Kokonalar Sardı Etrafımız!
Biz ilk açılan AVM olarak Bakırköy sahilindeki ortasında buz pisti olan Galeria’yı bilirdik, şimdi ise her yer doldu taşıyor.
Son yılarda pıtrak gibi çoğalan AVM’lerin (Alış Veriş Merkezleri) Cafelerinde yine aynı biçimde pıtrak gibi çoğalıverdiler bu kokoş hanımlar. Dikkat ediyorum en sıradan AVM’den tutunda en lüksüne kadar gelir durumu nereye müsaade ediyorsa o AVM’nin cafelerinin neredeyse yarıya yakınını bu hanımlar doldurmaya başladılar.
Bu kokoşlar yaşlarına başların bakmaz kendilerini genç sanarak süslenir püslenir gününü gün ederler. Yanlışlıkla sakın ola ki teyze falan demeyin, inanın eşek tepmişe dönersiniz. Fakat yaşın avantaj olduğu yerde de yaşı kullanmayı da ihmal etmez bu kokoş teyzeler!
Yunanca “kokona”dan gelen ve gerçek anlamı “Hıristiyan kadın”mış. Bizde ise giyimi ve süslenmesi aşırıya kaçan yaşlı kadınlar bu biçimde anılıyor.
Belli bir yaşta aşırı süslenmenin ne kadar akıllara zarar olabileceğinin en güzel kanıtı olan ve süs merakı yüzünden vezir olacağım derken rezil olan yaşlı bayanlar için de bu tanımlamayı yapmamız mümkündür.
Genelde elli altmış yaşları arasında ne giyeceğine nasıl makyaj yapacağına karar veremeden, geçmişe bir özlemle takıp takıştırıp boncukçu dükkânı gibi süslenen, boya kutusuna düşmüş gibi rengârenk dolaşan kadın kısmıdır bu apalaklar.
Yaşını başını almış aşırı süslü bayanlar için söylenebilecek hitap şeklide demek mümkündür. Dediğimiz gibi umumiyetle 50 yaş ve üstüdür bu hanımlar. Öyle böyle giyinmezler, futbolcunun ofsayda düşmüş haline benzerler. Takıp takıştırıp yakıştıranı da vardır, abartıdan kendini rezil edeni de görmek olasıdır.
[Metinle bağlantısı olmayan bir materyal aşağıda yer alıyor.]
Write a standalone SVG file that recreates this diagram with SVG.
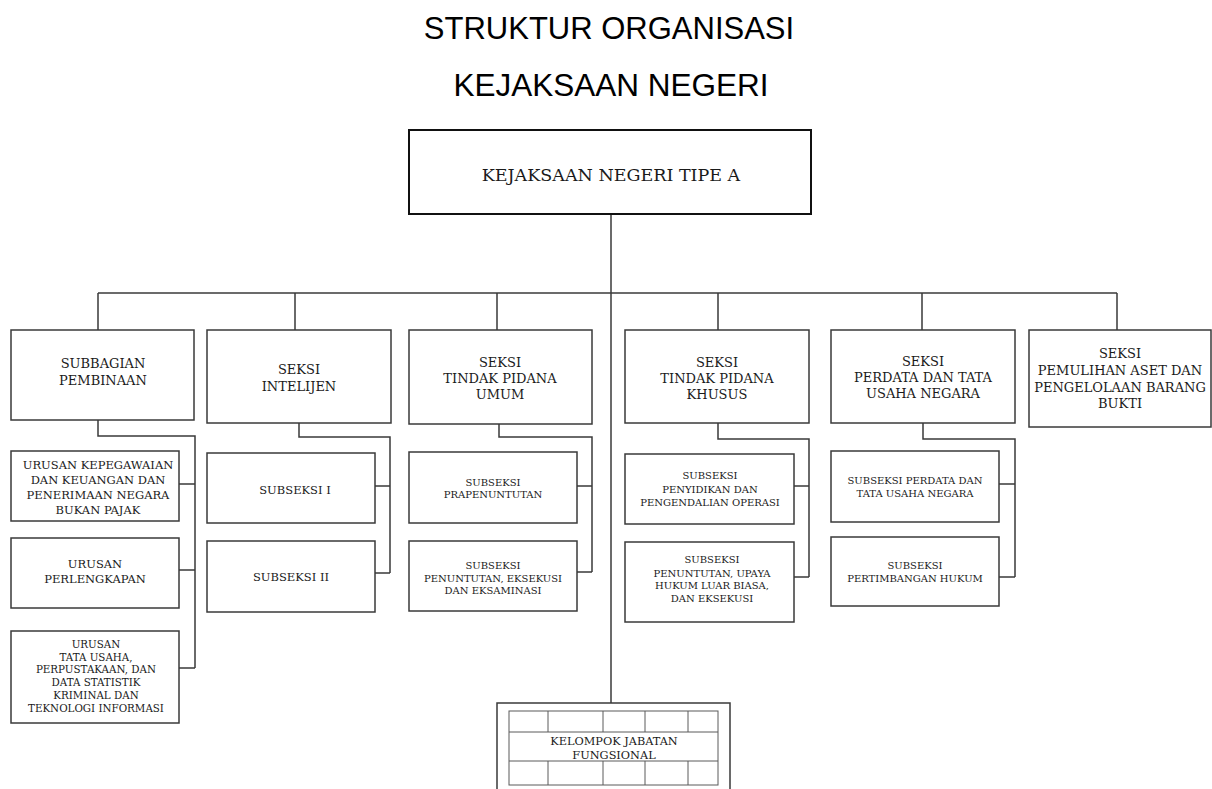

Yaşını başını almış bu teyzelerin, yüzü kırışmış, kat kat makyajı kırışıklarının arasında topaklanmış ama saçı hala bülbülyuvası şeklinde fönlenmiş olanına da oldukça sık rastlamak mümkündür.
Bilirsiniz Türkiye’ye ecnebilerden intikal eden bir moda vardır, “gün” derler adına ketli kadınların sıkça yaptığı altın hediyeli evde toplanma durumudur. Bu kokoşlar ise genelde “gün” değil “konken” partisi falan yaparlar.
Arkadaş toplantıları da lüks mekânlarda olur. Umumiyetle leopar deseni kullanmayı severler. Tırnakları toynak edasında olup kazık gibi uzundur, özellikle ayak tırnakları iğrenç gözükür ve parlak oje sürülmüştür.
Saçları illa ki Rus sarısı olup, arada soğan kabuğu veyahut bazı bazı kızıldır, bazen ise patlıcanımsı bir şey. Göğüs dekoltelerinden güneşten beneklenmiş ve kömüş derisi gibi kalınlaşmış kırışık derileri gözükür, insanı dekolteden dahi soğutur, insanın yaşama sevincini söndürebilir, hayata küstürdüğü çok olmuştur! Bol aksesuar ile tayt veya daracık kumaş pantolon giydikleride çok mümkündür.
Ayakkabılarına gelince; oldukça yüksek ökçeli çizmeler veya açık ayakkabılar familyasındandır. Gayet kötü olan platform topukları da sıkça tercih ederler. Ayakkabılarının ve çantalarının yılan veya krokodil derisinden olduğu da dikkatlerden kaçmaz.
Tiyatro, konser, sergi, kokteyl gibi etkinliklerde gövde gösterisi yaparlar. Çok satan bentseller kitapları muhakkak alırlar, peki aldıkları kitabı sizce okurlar mı? Bence kocaman bir hayır, sadece arka kapağını Belkide içinden birkaç başlık o da “belki”!